Gold VSA analysis part 2
In our last analysis on Gold CFD here, we concluded that, according to VSA, the market may be approaching the test for supply. This test required Friday 13 March 2026’s indicator to be:
- a small spread down candle, and
- low volume.
However, on Friday, we observed:
- a wider spread down candle, and
- high volume.

This shows that the test for no supply has failed suggesting that supply is still dominant in the gold market. From VSA perspective, this indicates the market is not yet ready for an upward trend.
This analysis is crucial. If you observe how a trader thinks, they are trying to prove a hypothesis using historical data and patterns, not trying to receive 100% certainty. Our implied hypothesis was that gold is entering an upward trend. Based on our observation above and using VSA analysis, the market has not yet proved out hypothesis correct.

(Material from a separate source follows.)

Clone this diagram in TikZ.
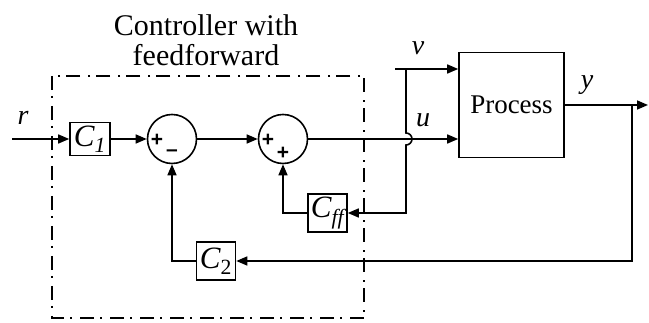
\documentclass[tikz,border=0pt]{standalone}
\usepackage{fontspec}
\setmainfont{Liberation Serif}
\setsansfont{Liberation Sans}
\usetikzlibrary{arrows.meta,positioning}
\definecolor{cfedge}{RGB}{0,0,0}
\tikzset{
  blk/.style={
    draw=cfedge, line width=1.6pt, inner sep=0pt,
    minimum width=39pt, minimum height=38pt,
    font=\fontsize{31}{31}\selectfont\itshape
  },
  sumnode/.style={circle, draw=cfedge, line width=1.6pt, minimum size=49pt, inner sep=0pt},
  sgn/.style={font=\fontsize{21}{21}\selectfont\sffamily\bfseries, inner sep=0pt},
  sig/.style={font=\fontsize{28}{28}\selectfont\itshape, inner sep=0pt},
  arr/.style={-{Triangle[length=11pt,width=9pt]}, draw=cfedge, line width=1.6pt},
  grp/.style={draw=cfedge, line width=1.3pt, dash pattern=on 14pt off 6pt on 2pt off 8pt},
  every picture/.append style={line join=miter}
}
\begin{document}
\begin{tikzpicture}[x=1pt,y=1pt]
  \useasboundingbox (0,0) rectangle (649,323);
  % controller group
  \draw[grp] (52,247) rectangle (364,5);
  \node[align=center, font=\fontsize{30}{30}\selectfont] (ttl) at (206,283) {Controller with\\feedforward};
  % blocks
  \coordinate (rin) at (12,184);
  \node[blk, minimum width=40pt, minimum height=33pt] (c1) at (90,184) {C\textsubscript{1}};
  \node[sumnode] (s1) at (172,184) {};
  \node[sumnode] (s2) at (283,184) {};
  \node[blk, minimum width=105pt, minimum height=105pt, font=\fontsize{27}{27}\selectfont] (proc) at (511.5,218) {Process};
  \node[blk] (cff) at (327.5,110) {C\textsubscript{ff}};
  \node[blk] (c2) at (216,62) {C\textsubscript{\upshape 2}};
  % signs
  \node[sgn] (s1a) at (157,183) {+};
  \node[sgn] (s1b) at (172,170) {\textendash};
  \node[sgn] (s2a) at (268,183) {+};
  \node[sgn] (s2b) at (283,170) {+};
  % signal labels
  \node[sig] (lr) at (23,205) {r};
  \node[sig] (lv) at (418,275) {v};
  \node[sig] (lu) at (423,203) {u};
  \node[sig] (ly) at (587,238) {y};
  % forward path
  \draw[arr] (rin) -- (c1);
  \draw[arr] (c1) -- (s1);
  \draw[arr] (s1) -- (s2);
  \draw[arr] (s2.east) -- (s2.east -| proc.west);
  % disturbance and feedforward
  \coordinate (vin) at (395,254);
  \coordinate (vtap) at (406,254);
  \draw[arr] (vin) -- (vin -| proc.west);
  \draw[arr] (vtap) -- (406,190) arc[start angle=90, end angle=-90, radius=6pt] -- (vtap |- cff) -- (cff);
  \draw[arr] (cff) -| (s2);
  % output and feedback
  \coordinate (yout) at (648,218);
  \coordinate (ybr) at (632,218);
  \draw[arr] (proc.east) -- (yout);
  \draw[arr] (ybr) |- (c2);
  \draw[arr] (c2) -| (s1);
\end{tikzpicture}
\end{document}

A note here is that gold (or any stock, commodity or ticker) is not only influenced by historical data and patterns but also influenced by macroeconomic and geopolitical environment. On Friday, we observed a few narratives which could have potentially impacted the value and that would have been priced in that may have given out the observation above.

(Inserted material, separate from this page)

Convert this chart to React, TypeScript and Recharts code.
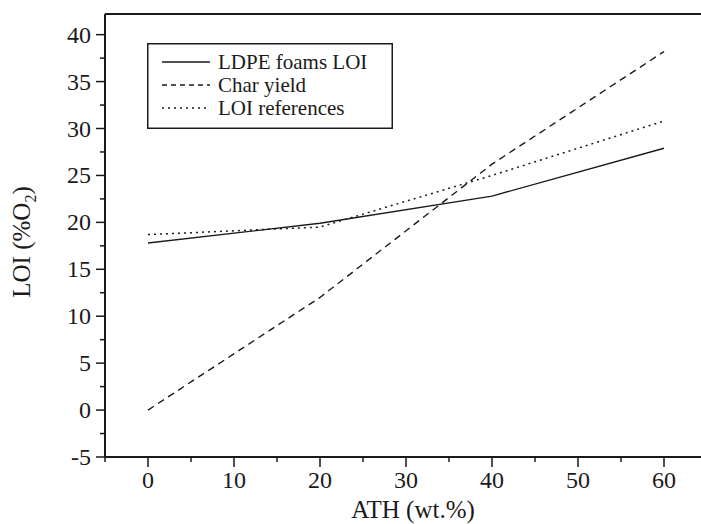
import React from "react";
import { LineChart, Line, XAxis, YAxis, ReferenceLine, Legend, Label } from "recharts";

// ATH content (wt.%)
const athContent = [0, 20, 40, 60];
const ldpeFoamsLoi = [17.8, 19.9, 22.8, 27.9];
const charYield = [0, 12, 26.2, 38.2];
const loiReferences = [18.7, 19.5, 25, 30.8];

const xTicks = [-5, 0, 5, 10, 15, 20, 25, 30, 35, 40, 45, 50, 55, 60, 65];
const yTicks = [-5, -2.5, 0, 2.5, 5, 7.5, 10, 12.5, 15, 17.5, 20, 22.5, 25, 27.5, 30, 32.5, 35, 37.5, 40];

const X_DOMAIN: [number, number] = [-5, 65];
const Y_DOMAIN: [number, number] = [-5, 42.2];

const series = [
  { key: "ldpe", name: "LDPE foams LOI", values: ldpeFoamsLoi, dash: undefined, legendDash: undefined, width: 1.4 },
  { key: "char", name: "Char yield", values: charYield, dash: "7 5", legendDash: "5 4", width: 1.4 },
  { key: "ref", name: "LOI references", values: loiReferences, dash: "2 4", legendDash: "2 4", width: 1.5 },
];

const data = athContent.map((ath, i) => {
  const row: any = { ath };
  series.forEach((s) => (row[s.key] = s.values[i]));
  return row;
});

const INK = "#1a1a1a";
const FONT = '"Liberation Serif", "Times New Roman", serif';

const XTick = ({ x, y, payload }: any) => {
  const major = payload.value % 10 === 0 && payload.value >= 0 && payload.value <= 60;
  return (
    <g>
      <line x1={x} x2={x} y1={y} y2={y + (major ? 10 : 5)} stroke={INK} strokeWidth={1.5} />
      {major && (
        <text x={x} y={y + 31} textAnchor="middle" fontSize={24} fontFamily={FONT} fill={INK}>
          {payload.value}
        </text>
      )}
    </g>
  );
};

const YTick = ({ x, y, payload }: any) => {
  const major = payload.value % 5 === 0;
  return (
    <g>
      <line x1={x - (major ? 9 : 5)} x2={x} y1={y} y2={y} stroke={INK} strokeWidth={1.5} />
      {major && (
        <text x={x - 14} y={y + 8} textAnchor="end" fontSize={24} fontFamily={FONT} fill={INK}>
          {String(payload.value)}
        </text>
      )}
    </g>
  );
};

// legend drawn in series order (recharts may reorder its payload)
const renderLegend = () => (
  <svg width={246} height={86} style={{ display: "block" }}>
    <rect x={0.75} y={0.75} width={244.5} height={84.5} fill="#fff" stroke={INK} strokeWidth={1.5} />
    {series.map((s, i) => {
      const cy = 19 + i * 23;
      return (
        <g key={s.key}>
          <line x1={15} x2={63} y1={cy} y2={cy} stroke={INK} strokeWidth={s.width} strokeDasharray={s.legendDash} />
          <text x={71} y={cy + 7} fontSize={21} fontFamily={FONT} fill={INK}>
            {s.name}
          </text>
        </g>
      );
    })}
  </svg>
);

export default function App() {
  return (
    <div style={{ position: "fixed", left: 0, top: 0, width: 701, height: 524, overflow: "hidden", background: "#fff" }}>
      <LineChart width={720} height={524} data={data} margin={{ top: 14, right: 13, left: 0, bottom: 0 }}>
        <XAxis
          type="number"
          dataKey="ath"
          domain={X_DOMAIN}
          ticks={xTicks}
          allowDataOverflow
          height={67}
          tickSize={0}
          tickMargin={0}
          tickLine={false}
          tick={<XTick />}
          axisLine={{ stroke: INK, strokeWidth: 2 }}
        >
          <Label
            content={() => (
              <text x={413} y={518} textAnchor="middle" fontSize={25} fontFamily={FONT} fill={INK}>
                ATH (wt.%)
              </text>
            )}
          />
        </XAxis>
        <YAxis
          type="number"
          domain={Y_DOMAIN}
          ticks={yTicks}
          allowDataOverflow
          width={105}
          tickSize={0}
          tickMargin={0}
          tickLine={false}
          tick={<YTick />}
          axisLine={{ stroke: INK, strokeWidth: 2 }}
        >
          <Label
            content={() => (
              <text transform="rotate(-90)" x={-242} y={30} textAnchor="middle" fontSize={25} fontFamily={FONT} fill={INK}>
                LOI (%O<tspan fontSize={16} dy={6}>2</tspan><tspan dy={-6}>)</tspan>
              </text>
            )}
          />
        </YAxis>
        <ReferenceLine y={Y_DOMAIN[1]} stroke={INK} strokeWidth={2} ifOverflow="visible" />
        <ReferenceLine x={X_DOMAIN[1]} stroke={INK} strokeWidth={2} ifOverflow="visible" />
        {series.map((s) => (
          <Line
            key={s.key}
            dataKey={s.key}
            name={s.name}
            type="linear"
            stroke={INK}
            strokeWidth={s.width}
            strokeDasharray={s.dash}
            dot={false}
            activeDot={false}
            isAnimationActive={false}
          />
        ))}
        <Legend
          layout="vertical"
          align="center"
          verticalAlign="middle"
          content={renderLegend}
          wrapperStyle={{ position: "absolute", left: 147, top: 43, width: 246, height: 86 }}
        />
      </LineChart>
    </div>
  );
}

- On Friday, US Dollar strengthened thus expecting fewer rate cuts in the future. Usually, US Dollar price and interest rates have direct impact on Gold. The flow is such that higher interest rate means stronger US dollar and hence, pressure on gold price. Also historically it is observed that US Dollar and gold price have an inverse relationship.

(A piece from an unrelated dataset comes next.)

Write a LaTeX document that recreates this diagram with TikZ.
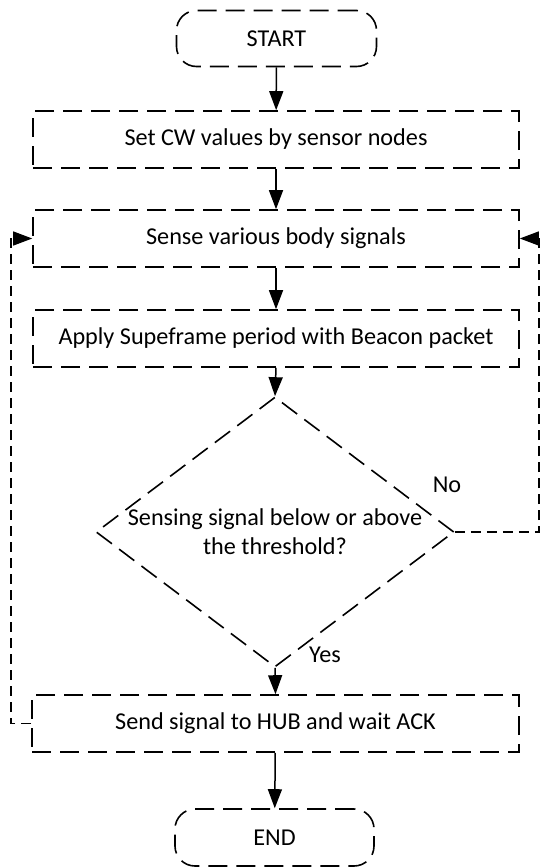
\documentclass[tikz,border=0pt]{standalone}
\usepackage{fontspec}
\setmainfont{Carlito}
\usetikzlibrary{arrows.meta,shapes.geometric}
\begin{document}
\begin{tikzpicture}[x=1pt,y=-1pt,
  every node/.style={font=\fontsize{24.2}{29}\selectfont},
  boxdash/.style={line width=1.6pt,dash pattern=on 19pt off 9pt},
  procbox/.style={draw,boxdash,minimum width=486pt,minimum height=57pt,inner sep=0pt},
  termbox/.style={draw,boxdash,rounded corners=20pt,minimum width=200pt,minimum height=56pt,inner sep=0pt},
  decbox/.style={draw,boxdash,diamond,minimum width=358pt,minimum height=270pt,inner sep=0pt},
  flow/.style={line width=1.5pt,-{Triangle[length=19pt,width=14pt]}},
  loopline/.style={line width=1.2pt,dash pattern=on 10pt off 6pt,-{Triangle[length=19pt,width=14pt]}}
]
\useasboundingbox (0,0) rectangle (541,867);
\node[termbox] (start) at (276.5,38.5) {START};
\node[procbox] (setcw) at (276,139.5) {Set CW values by sensor nodes};
\node[procbox] (sense) at (276,238.5) {Sense various body signals};
\node[procbox] (apply) at (276,338.5) {Apply Supeframe period with Beacon packet};
\node[decbox] (dec) at (275,532) {};
\node[align=center,inner sep=0pt] (dectext) at (275,532) {Sensing signal below or above\\the threshold?};
\node[procbox,minimum width=487pt] (send) at (275.5,723.5) {Send signal to HUB and wait ACK};
\node[termbox,minimum width=199pt,minimum height=57pt] (end) at (274.5,837.5) {END};
\node (no) at (447,485) {No};
\node (yes) at (325,655) {Yes};
\coordinate (rc) at (539,532);
\coordinate (lc) at (11,723.5);
\draw[flow] (start) -- (setcw);
\draw[flow] (setcw) -- (sense);
\draw[flow] (sense) -- (apply);
\draw[flow] (apply.south) -- (dec.north);
\draw[flow] (dec.south) -- (send.north);
\draw[flow] (send) -- (end);
\draw[loopline] (dec.east) -- (rc) |- (sense.east);
\draw[loopline] (send.west) -- (lc) |- (sense.west);
\end{tikzpicture}
\end{document}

- The escalating war in the Middle East and every news around it, particularly the tensions in the Straight of Hormuz which is significantly impacting energy and commodity markets, is making the markets react globally, not just gold in particular.
Going into the next trading session on Monday, Gold CFD trackers may look out for one of the following:
- A proper no supply test characterised by a small spread down candle and low volume by the end of Monday.
- Another wide spread down candle with high volume suggesting weakness.
- A sideways consolidation characterised by absorbing supply i.e. narrow spreads and consistently high volume which may gradually over a few days before breaking out into an uptrend.
This is a great example and demonstration to encourage “wait before acting” behaviour as an educated investor. Rather than jumping into a single signal or the bandwagon, many traders form the hypothesis first, wait for confirmation from the patterns, adjust their view (flexibility) and then take a position. This discipline is crucial not just for VSA adopters or trader but also for every investor. While a retail investor may not have the need to conduct an analysis of this depth, making an investment merely based on market rumours or a WhatsApp group is not wise.
These articles are structured for the purpose of education to students, budding traders as well as investors who want a rationale investing mindset.
Disclaimer: this article is for educational purpose only and does not constitute investment advice.